- [The task] Retype, please, the listing from its opening line through the line that contains "(f3) at (499,279)", both included, without the pictures.

- [Data excerpt]
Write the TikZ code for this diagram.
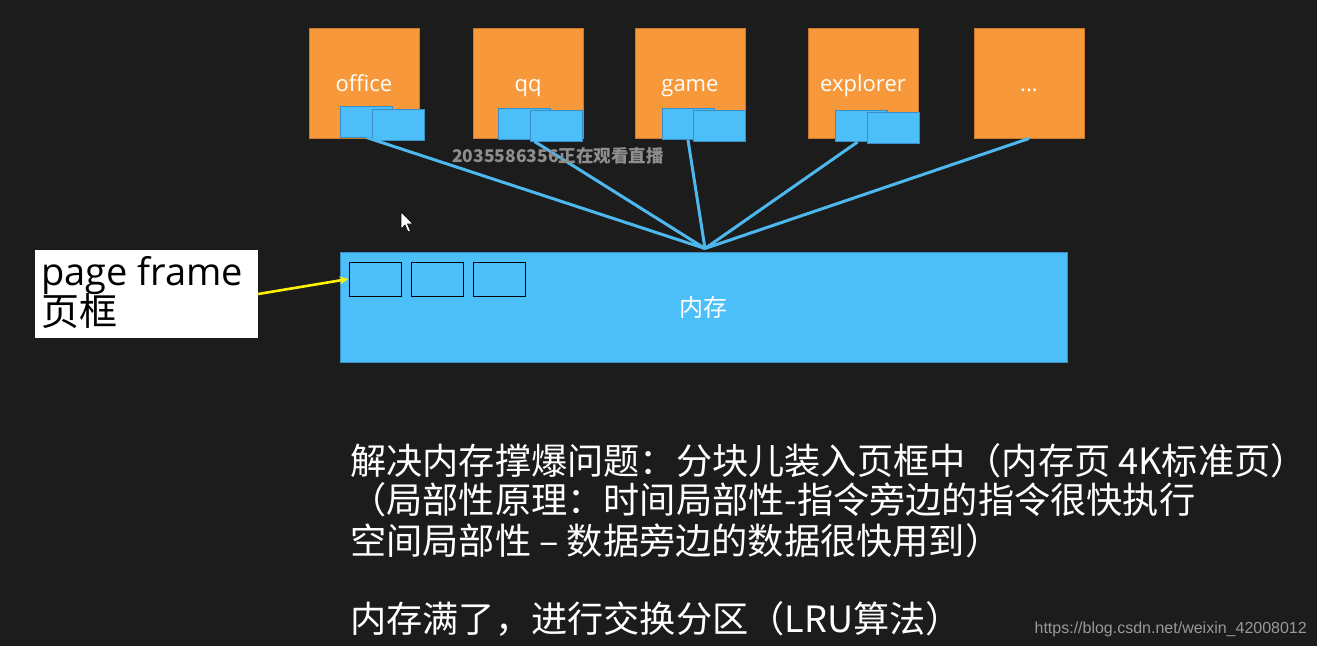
\documentclass[tikz,border=0pt]{standalone}
\usepackage{fontspec}
\usetikzlibrary{calc,arrows.meta}
\setmainfont{Open Sans}
\newfontfamily\cjk{Noto Sans CJK SC}
\newfontfamily\narrowfont{Liberation Sans}
\definecolor{bgdark}{HTML}{1C1C1C}
\definecolor{procorange}{HTML}{F7983A}
\definecolor{procborder}{HTML}{C9782C}
\definecolor{memblue}{HTML}{4CBFF9}
\definecolor{memborder}{HTML}{3A8DC5}
\definecolor{linkblue}{HTML}{4DB8EE}
\definecolor{wmgray}{HTML}{8E8E8E}
\tikzset{
  proc/.style={draw=procborder, fill=procorange, line width=1pt, minimum width=110pt, minimum height=110pt,
    inner sep=0pt, text=white, font=\fontsize{22}{26}\selectfont, text height=19pt, text depth=2pt},
  pagebox/.style={draw=memborder, fill=memblue, line width=1pt, minimum width=52pt, minimum height=31pt, inner sep=0pt},
  framebox/.style={draw=black, line width=1pt, minimum width=52pt, minimum height=34pt, inner sep=0pt},
  memory/.style={draw=memborder, fill=memblue, line width=1pt, minimum width=727pt, minimum height=110pt, inner sep=0pt,
    text=white, font=\cjk\fontsize{24}{28}\selectfont},
  link/.style={draw=linkblue, line width=3pt},
  bodytext/.style={anchor=base west, inner sep=0pt, text=white, font=\cjk\fontsize{36.2}{40}\selectfont},
}
\begin{document}
\begin{tikzpicture}[x=1pt,y=-1pt]
\fill[bgdark] (0,0) rectangle (1317,646);
\useasboundingbox (0,0) rectangle (1317,646);

% process boxes
\node[proc] (office) at (364,83) {office};
\node[proc] (qq) at (528,83) {qq};
\node[proc] (game) at (690,83) {game};
\node[proc] (explorer) at (863,83) {explorer};
\node[proc] (dots) at (1029,83) {...};

% page boxes
\node[pagebox] (o1) at (366.5,121.5) {};
\node[pagebox] (o2) at (398,125) {};
\node[pagebox] (q1) at (524.5,124) {};
\node[pagebox] (q2) at (556,125.5) {};
\node[pagebox] (g1) at (688,124) {};
\node[pagebox] (g2) at (719.5,125.5) {};
\node[pagebox] (e1) at (861.5,126) {};
\node[pagebox] (e2) at (893,127.5) {};

% memory
\node[memory] (mem) at (703.5,307) {内存};
\node[framebox] (f1) at (375,279) {};
\node[framebox] (f2) at (437,279) {};
\node[framebox] (f3) at (499,279) {};

% connectors
\coordinate (hub) at ($(mem.north)+(1.5,-3)$);
\draw[link] (o1.south) -- (hub);
\draw[link] ([xshift=5pt]q2.south west) -- (hub);
\draw[link] (g1.south) -- (hub);
\draw[link] ([xshift=-4pt]e1.south) -- (hub);
\draw[link] (dots.south) -- (hub);

% watermark
\node[text=wmgray, font=\cjk\bfseries\fontsize{17.5}{20}\selectfont, inner sep=0pt] (wm) at (558,156) {2035586356正在观看直播};

% label box
\node[fill=white, minimum width=223pt, minimum height=88pt, inner sep=0pt] (lbl) at (146.5,294) {};
\node[anchor=base west, inner sep=0pt, font=\fontsize{38}{42}\selectfont, text=black] (lbl1) at (41,285) {page frame};
\node[anchor=base west, inner sep=0pt, font=\cjk\fontsize{38}{42}\selectfont, text=black] (lbl2) at (41,325) {页框};
\draw[yellow, line width=2.6pt, -{Stealth[length=9pt,width=8pt]}] (lbl.east) -- (f1.west);

% mouse cursor
\draw[fill=white, draw=black, line width=0.6pt] (401,212) -- (401,229) -- (405,225) -- (408,232) -- (410.5,231) -- (407.5,224) -- (413,224) -- cycle;

% bottom text
\node[bodytext] (t1) at (350,474) {解决内存撑爆问题：分块儿装入页框中（内存页 4K标准页）};
\node[bodytext] (t2) at (350,513) {（局部性原理：时间局部性-指令旁边的指令很快执行};
\node[bodytext] (t3) at (350,554) {空间局部性 – 数据旁边的数据很快用到）};
\node[bodytext] (t4) at (350,632) {内存满了，进行交换分区（LRU算法）};

% csdn watermark
\node[anchor=base east, inner sep=0pt, text=wmgray!90!white, font=\narrowfont\fontsize{16}{18}\selectfont] (csdn) at (1307,633) {https://blog.csdn.net/weixin\_42008012};
\end{tikzpicture}
\end{document}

- [Completed exercise]
Write the TikZ code for this diagram.
\documentclass[tikz,border=0pt]{standalone}
\usepackage{fontspec}
\usetikzlibrary{calc,arrows.meta}
\setmainfont{Open Sans}
\newfontfamily\cjk{Noto Sans CJK SC}
\newfontfamily\narrowfont{Liberation Sans}
\definecolor{bgdark}{HTML}{1C1C1C}
\definecolor{procorange}{HTML}{F7983A}
\definecolor{procborder}{HTML}{C9782C}
\definecolor{memblue}{HTML}{4CBFF9}
\definecolor{memborder}{HTML}{3A8DC5}
\definecolor{linkblue}{HTML}{4DB8EE}
\definecolor{wmgray}{HTML}{8E8E8E}
\tikzset{
  proc/.style={draw=procborder, fill=procorange, line width=1pt, minimum width=110pt, minimum height=110pt,
    inner sep=0pt, text=white, font=\fontsize{22}{26}\selectfont, text height=19pt, text depth=2pt},
  pagebox/.style={draw=memborder, fill=memblue, line width=1pt, minimum width=52pt, minimum height=31pt, inner sep=0pt},
  framebox/.style={draw=black, line width=1pt, minimum width=52pt, minimum height=34pt, inner sep=0pt},
  memory/.style={draw=memborder, fill=memblue, line width=1pt, minimum width=727pt, minimum height=110pt, inner sep=0pt,
    text=white, font=\cjk\fontsize{24}{28}\selectfont},
  link/.style={draw=linkblue, line width=3pt},
  bodytext/.style={anchor=base west, inner sep=0pt, text=white, font=\cjk\fontsize{36.2}{40}\selectfont},
}
\begin{document}
\begin{tikzpicture}[x=1pt,y=-1pt]
\fill[bgdark] (0,0) rectangle (1317,646);
\useasboundingbox (0,0) rectangle (1317,646);

% process boxes
\node[proc] (office) at (364,83) {office};
\node[proc] (qq) at (528,83) {qq};
\node[proc] (game) at (690,83) {game};
\node[proc] (explorer) at (863,83) {explorer};
\node[proc] (dots) at (1029,83) {...};

% page boxes
\node[pagebox] (o1) at (366.5,121.5) {};
\node[pagebox] (o2) at (398,125) {};
\node[pagebox] (q1) at (524.5,124) {};
\node[pagebox] (q2) at (556,125.5) {};
\node[pagebox] (g1) at (688,124) {};
\node[pagebox] (g2) at (719.5,125.5) {};
\node[pagebox] (e1) at (861.5,126) {};
\node[pagebox] (e2) at (893,127.5) {};

% memory
\node[memory] (mem) at (703.5,307) {内存};
\node[framebox] (f1) at (375,279) {};
\node[framebox] (f2) at (437,279) {};
\node[framebox] (f3) at (499,279) {};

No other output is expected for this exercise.